◆ GOAL
Everything from the first line down to the line containing "(sun) at (1451,187.5)" is to be retyped exactly, both ends included, with pictures left out.
-------- RAW DATA
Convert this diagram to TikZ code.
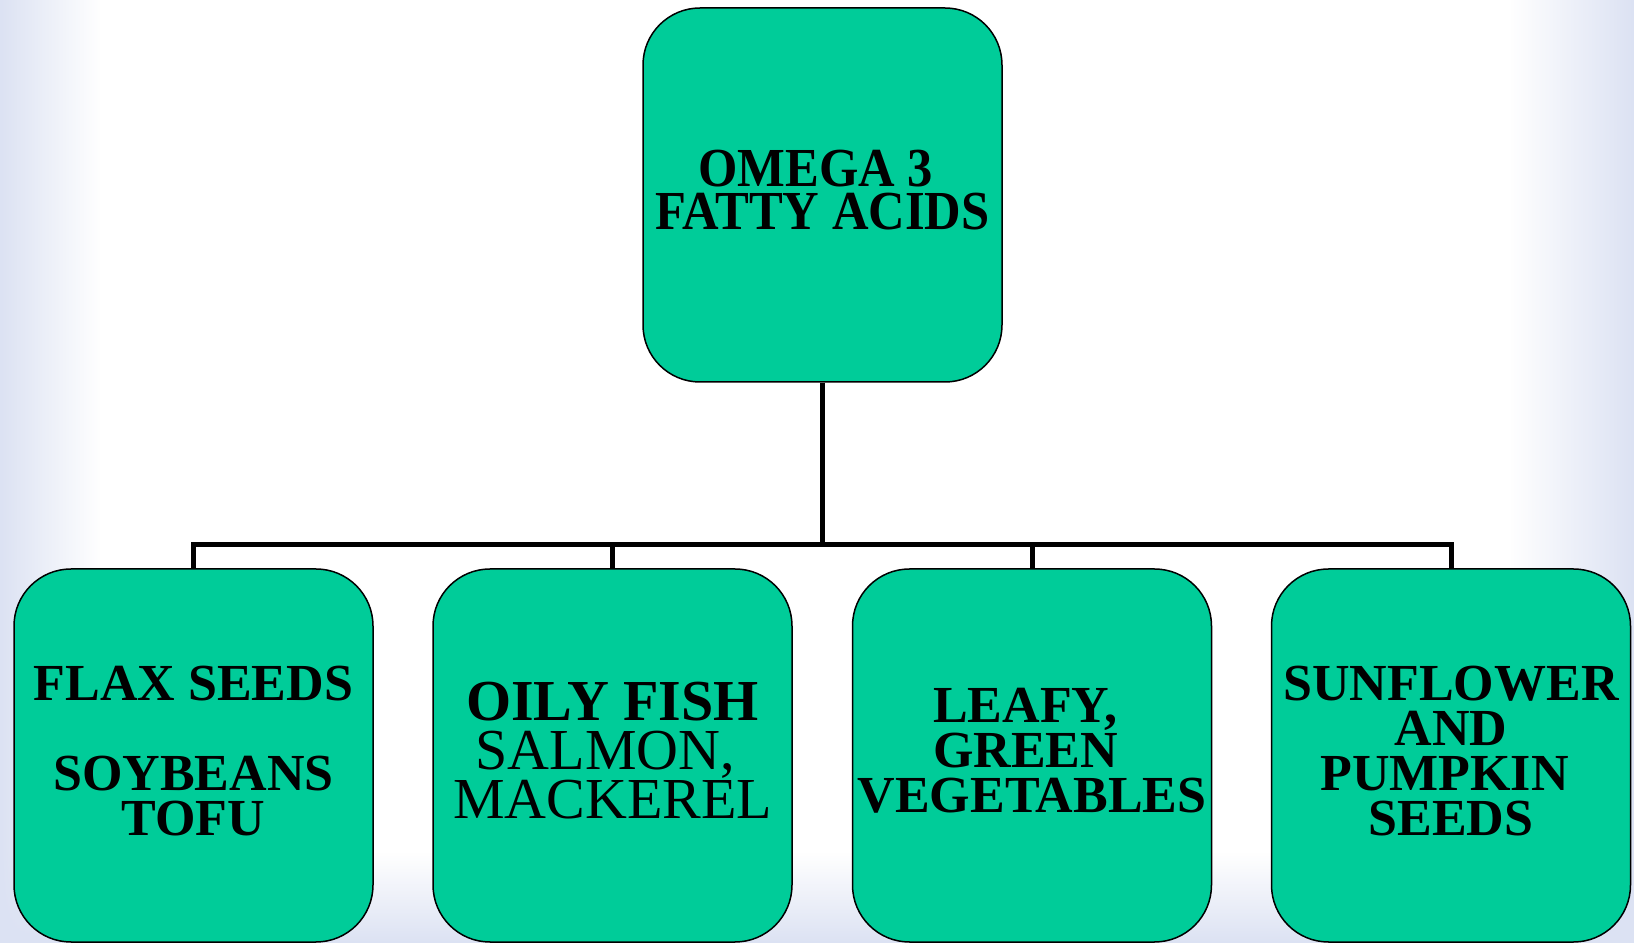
\documentclass[tikz,border=0pt]{standalone}
\usepackage{fontspec}
\setmainfont{Liberation Serif}
\newfontfamily\narrowserif{Liberation Serif}[FakeStretch=0.92]
\usetikzlibrary{fadings}

\definecolor{boxgreen}{RGB}{0,204,153}
\definecolor{edgeblue}{RGB}{220,226,243}
\newcommand{\trail}{\kern.25em}

\begin{document}
\begin{tikzpicture}[x=0.5pt, y=0.5pt,
  food/.style={draw=black, line width=0.75pt, fill=boxgreen, rounded corners=28.5pt,
    minimum width=179.5pt, minimum height=186.5pt, inner sep=0pt, align=center,
    font=\fontsize{26}{22.5}\selectfont\bfseries,
    execute at end node={\rule[-5pt]{0pt}{0pt}}},
  link/.style={line width=2.5pt}]
  % Background with soft blue edges
  \useasboundingbox (0,0) rectangle (1634,943);
  \fill[white] (0,0) rectangle (1634,943);
  \fill[edgeblue, path fading=north] (0,0) rectangle (1634,90);
  \fill[edgeblue, path fading=east] (0,0) rectangle (100,943);
  \fill[edgeblue, path fading=west] (1510,0) rectangle (1634,943);

  % Top box
  \node[food, minimum height=187pt, font=\narrowserif\fontsize{27.5}{21.5}\selectfont\bfseries]
    (omega) at (822.5,748) {OMEGA 3\trail\\FATTY ACIDS};

  % Food sources
  \node[food] (flax) at (193.5,187.5) {FLAX SEEDS\\[22.5pt]SOYBEANS\\TOFU};
  \node[food, font=\fontsize{29}{24.5}\selectfont] (fish) at (612.5,187.5)
    {\textbf{OILY FISH}\\SALMON,\trail\\MACKEREL};
  \node[food] (leafy) at (1032,187.5) {LEAFY,\trail\\GREEN\trail\\VEGETABLES};
  \node[food] (sun) at (1451,187.5) {SUNFLOWER\\AND\\PUMPKIN\trail\\SEEDS};

  % Connectors
  \coordinate (bar) at (0,398);
  \draw[link] (omega.south) -- (omega.south |- bar);
  \draw[link] (flax.north) -- (flax.north |- bar) -- (sun.north |- bar) -- (sun.north);
  \draw[link] (fish.north) -- (fish.north |- bar);
  \draw[link] (leafy.north) -- (leafy.north |- bar);
\end{tikzpicture}
\end{document}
----------------
◆ CORRECT RESPONSE
Convert this diagram to TikZ code.
\documentclass[tikz,border=0pt]{standalone}
\usepackage{fontspec}
\setmainfont{Liberation Serif}
\newfontfamily\narrowserif{Liberation Serif}[FakeStretch=0.92]
\usetikzlibrary{fadings}

\definecolor{boxgreen}{RGB}{0,204,153}
\definecolor{edgeblue}{RGB}{220,226,243}
\newcommand{\trail}{\kern.25em}

\begin{document}
\begin{tikzpicture}[x=0.5pt, y=0.5pt,
  food/.style={draw=black, line width=0.75pt, fill=boxgreen, rounded corners=28.5pt,
    minimum width=179.5pt, minimum height=186.5pt, inner sep=0pt, align=center,
    font=\fontsize{26}{22.5}\selectfont\bfseries,
    execute at end node={\rule[-5pt]{0pt}{0pt}}},
  link/.style={line width=2.5pt}]
  % Background with soft blue edges
  \useasboundingbox (0,0) rectangle (1634,943);
  \fill[white] (0,0) rectangle (1634,943);
  \fill[edgeblue, path fading=north] (0,0) rectangle (1634,90);
  \fill[edgeblue, path fading=east] (0,0) rectangle (100,943);
  \fill[edgeblue, path fading=west] (1510,0) rectangle (1634,943);

  % Top box
  \node[food, minimum height=187pt, font=\narrowserif\fontsize{27.5}{21.5}\selectfont\bfseries]
    (omega) at (822.5,748) {OMEGA 3\trail\\FATTY ACIDS};

  % Food sources
  \node[food] (flax) at (193.5,187.5) {FLAX SEEDS\\[22.5pt]SOYBEANS\\TOFU};
  \node[food, font=\fontsize{29}{24.5}\selectfont] (fish) at (612.5,187.5)
    {\textbf{OILY FISH}\\SALMON,\trail\\MACKEREL};
  \node[food] (leafy) at (1032,187.5) {LEAFY,\trail\\GREEN\trail\\VEGETABLES};
  \node[food] (sun) at (1451,187.5) {SUNFLOWER\\AND\\PUMPKIN\trail\\SEEDS};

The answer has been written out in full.